#### Supplied data:
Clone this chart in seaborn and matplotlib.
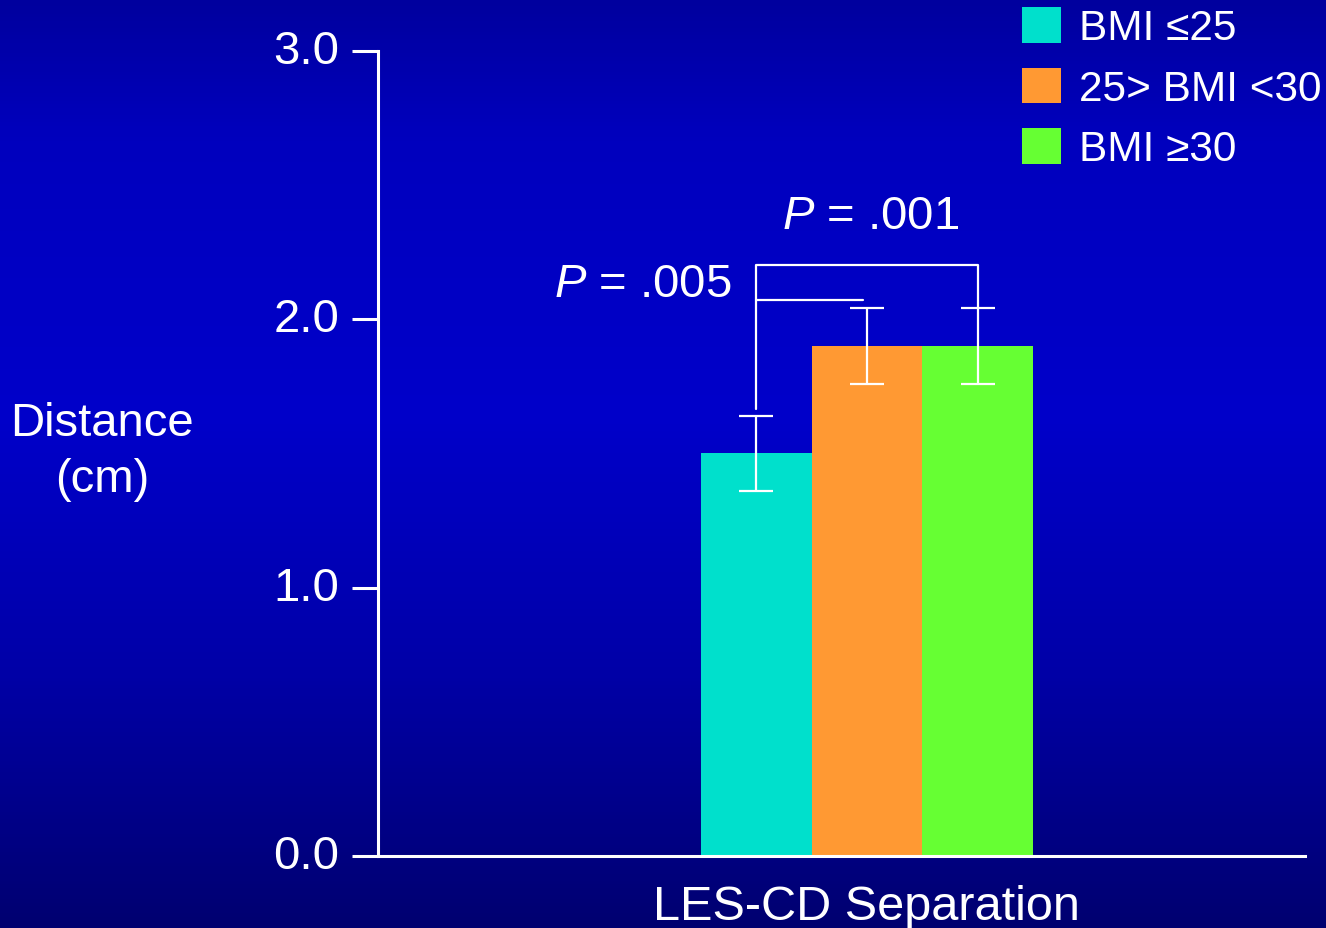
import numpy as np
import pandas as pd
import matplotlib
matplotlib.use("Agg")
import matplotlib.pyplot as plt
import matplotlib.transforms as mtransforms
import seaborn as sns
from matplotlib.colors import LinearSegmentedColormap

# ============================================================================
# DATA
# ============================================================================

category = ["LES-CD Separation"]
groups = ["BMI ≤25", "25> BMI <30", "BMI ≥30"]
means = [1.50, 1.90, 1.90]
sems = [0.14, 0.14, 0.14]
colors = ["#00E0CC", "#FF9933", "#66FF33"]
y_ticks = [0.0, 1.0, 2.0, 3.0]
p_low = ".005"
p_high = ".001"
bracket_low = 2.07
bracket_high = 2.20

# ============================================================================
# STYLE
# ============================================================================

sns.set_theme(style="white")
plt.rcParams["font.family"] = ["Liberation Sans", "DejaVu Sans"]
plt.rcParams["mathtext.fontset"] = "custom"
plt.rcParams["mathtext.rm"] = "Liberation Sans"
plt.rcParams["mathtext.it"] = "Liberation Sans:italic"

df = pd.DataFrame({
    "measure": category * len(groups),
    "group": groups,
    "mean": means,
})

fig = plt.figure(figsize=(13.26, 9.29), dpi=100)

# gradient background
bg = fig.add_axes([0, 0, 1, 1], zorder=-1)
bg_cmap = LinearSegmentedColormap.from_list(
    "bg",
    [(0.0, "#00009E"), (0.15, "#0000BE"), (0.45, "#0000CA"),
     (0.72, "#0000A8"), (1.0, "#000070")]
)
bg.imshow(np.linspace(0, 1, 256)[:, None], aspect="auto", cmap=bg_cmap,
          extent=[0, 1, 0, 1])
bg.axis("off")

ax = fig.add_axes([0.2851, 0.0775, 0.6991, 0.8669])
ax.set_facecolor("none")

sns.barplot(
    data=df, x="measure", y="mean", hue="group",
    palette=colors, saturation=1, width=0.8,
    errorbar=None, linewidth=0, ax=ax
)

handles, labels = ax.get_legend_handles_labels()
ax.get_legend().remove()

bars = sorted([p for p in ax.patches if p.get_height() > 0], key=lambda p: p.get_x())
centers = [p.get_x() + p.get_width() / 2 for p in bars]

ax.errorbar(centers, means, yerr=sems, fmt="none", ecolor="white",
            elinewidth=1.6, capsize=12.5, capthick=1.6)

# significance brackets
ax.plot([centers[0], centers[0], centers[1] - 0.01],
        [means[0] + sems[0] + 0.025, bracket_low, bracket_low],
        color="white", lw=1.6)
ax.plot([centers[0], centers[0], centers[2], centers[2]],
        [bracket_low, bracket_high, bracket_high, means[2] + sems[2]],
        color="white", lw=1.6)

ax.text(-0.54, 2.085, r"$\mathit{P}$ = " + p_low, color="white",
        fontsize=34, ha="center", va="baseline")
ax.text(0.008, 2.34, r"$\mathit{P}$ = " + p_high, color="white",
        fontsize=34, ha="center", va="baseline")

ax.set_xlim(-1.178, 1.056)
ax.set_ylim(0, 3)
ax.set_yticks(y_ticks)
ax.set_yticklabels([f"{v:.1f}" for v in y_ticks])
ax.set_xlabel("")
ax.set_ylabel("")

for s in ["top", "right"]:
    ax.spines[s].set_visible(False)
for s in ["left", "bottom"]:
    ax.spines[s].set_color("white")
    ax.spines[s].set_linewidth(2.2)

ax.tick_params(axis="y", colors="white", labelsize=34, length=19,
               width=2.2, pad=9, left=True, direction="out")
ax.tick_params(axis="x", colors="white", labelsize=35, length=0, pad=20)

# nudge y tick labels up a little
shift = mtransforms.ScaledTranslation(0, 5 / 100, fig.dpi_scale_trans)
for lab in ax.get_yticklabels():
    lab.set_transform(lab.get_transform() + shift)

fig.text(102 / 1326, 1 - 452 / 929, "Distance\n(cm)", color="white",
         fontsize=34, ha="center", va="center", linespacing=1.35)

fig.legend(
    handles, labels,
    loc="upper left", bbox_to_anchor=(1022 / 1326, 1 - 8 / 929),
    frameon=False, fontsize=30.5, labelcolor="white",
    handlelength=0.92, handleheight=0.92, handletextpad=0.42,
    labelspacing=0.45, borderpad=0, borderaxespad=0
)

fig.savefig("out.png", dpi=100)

#### Brief:
Restate the data above word for word. Do not include the images.

#### Answer to the task:
Clone this chart in seaborn and matplotlib.
import numpy as np
import pandas as pd
import matplotlib
matplotlib.use("Agg")
import matplotlib.pyplot as plt
import matplotlib.transforms as mtransforms
import seaborn as sns
from matplotlib.colors import LinearSegmentedColormap

# ============================================================================
# DATA
# ============================================================================

category = ["LES-CD Separation"]
groups = ["BMI ≤25", "25> BMI <30", "BMI ≥30"]
means = [1.50, 1.90, 1.90]
sems = [0.14, 0.14, 0.14]
colors = ["#00E0CC", "#FF9933", "#66FF33"]
y_ticks = [0.0, 1.0, 2.0, 3.0]
p_low = ".005"
p_high = ".001"
bracket_low = 2.07
bracket_high = 2.20

# ============================================================================
# STYLE
# ============================================================================

sns.set_theme(style="white")
plt.rcParams["font.family"] = ["Liberation Sans", "DejaVu Sans"]
plt.rcParams["mathtext.fontset"] = "custom"
plt.rcParams["mathtext.rm"] = "Liberation Sans"
plt.rcParams["mathtext.it"] = "Liberation Sans:italic"

df = pd.DataFrame({
    "measure": category * len(groups),
    "group": groups,
    "mean": means,
})

fig = plt.figure(figsize=(13.26, 9.29), dpi=100)

# gradient background
bg = fig.add_axes([0, 0, 1, 1], zorder=-1)
bg_cmap = LinearSegmentedColormap.from_list(
    "bg",
    [(0.0, "#00009E"), (0.15, "#0000BE"), (0.45, "#0000CA"),
     (0.72, "#0000A8"), (1.0, "#000070")]
)
bg.imshow(np.linspace(0, 1, 256)[:, None], aspect="auto", cmap=bg_cmap,
          extent=[0, 1, 0, 1])
bg.axis("off")

ax = fig.add_axes([0.2851, 0.0775, 0.6991, 0.8669])
ax.set_facecolor("none")

sns.barplot(
    data=df, x="measure", y="mean", hue="group",
    palette=colors, saturation=1, width=0.8,
    errorbar=None, linewidth=0, ax=ax
)

handles, labels = ax.get_legend_handles_labels()
ax.get_legend().remove()

bars = sorted([p for p in ax.patches if p.get_height() > 0], key=lambda p: p.get_x())
centers = [p.get_x() + p.get_width() / 2 for p in bars]

ax.errorbar(centers, means, yerr=sems, fmt="none", ecolor="white",
            elinewidth=1.6, capsize=12.5, capthick=1.6)

# significance brackets
ax.plot([centers[0], centers[0], centers[1] - 0.01],
        [means[0] + sems[0] + 0.025, bracket_low, bracket_low],
        color="white", lw=1.6)
ax.plot([centers[0], centers[0], centers[2], centers[2]],
        [bracket_low, bracket_high, bracket_high, means[2] + sems[2]],
        color="white", lw=1.6)

ax.text(-0.54, 2.085, r"$\mathit{P}$ = " + p_low, color="white",
        fontsize=34, ha="center", va="baseline")
ax.text(0.008, 2.34, r"$\mathit{P}$ = " + p_high, color="white",
        fontsize=34, ha="center", va="baseline")

ax.set_xlim(-1.178, 1.056)
ax.set_ylim(0, 3)
ax.set_yticks(y_ticks)
ax.set_yticklabels([f"{v:.1f}" for v in y_ticks])
ax.set_xlabel("")
ax.set_ylabel("")

for s in ["top", "right"]:
    ax.spines[s].set_visible(False)
for s in ["left", "bottom"]:
    ax.spines[s].set_color("white")
    ax.spines[s].set_linewidth(2.2)

ax.tick_params(axis="y", colors="white", labelsize=34, length=19,
               width=2.2, pad=9, left=True, direction="out")
ax.tick_params(axis="x", colors="white", labelsize=35, length=0, pad=20)

# nudge y tick labels up a little
shift = mtransforms.ScaledTranslation(0, 5 / 100, fig.dpi_scale_trans)
for lab in ax.get_yticklabels():
    lab.set_transform(lab.get_transform() + shift)

fig.text(102 / 1326, 1 - 452 / 929, "Distance\n(cm)", color="white",
         fontsize=34, ha="center", va="center", linespacing=1.35)

fig.legend(
    handles, labels,
    loc="upper left", bbox_to_anchor=(1022 / 1326, 1 - 8 / 929),
    frameon=False, fontsize=30.5, labelcolor="white",
    handlelength=0.92, handleheight=0.92, handletextpad=0.42,
    labelspacing=0.45, borderpad=0, borderaxespad=0
)

fig.savefig("out.png", dpi=100)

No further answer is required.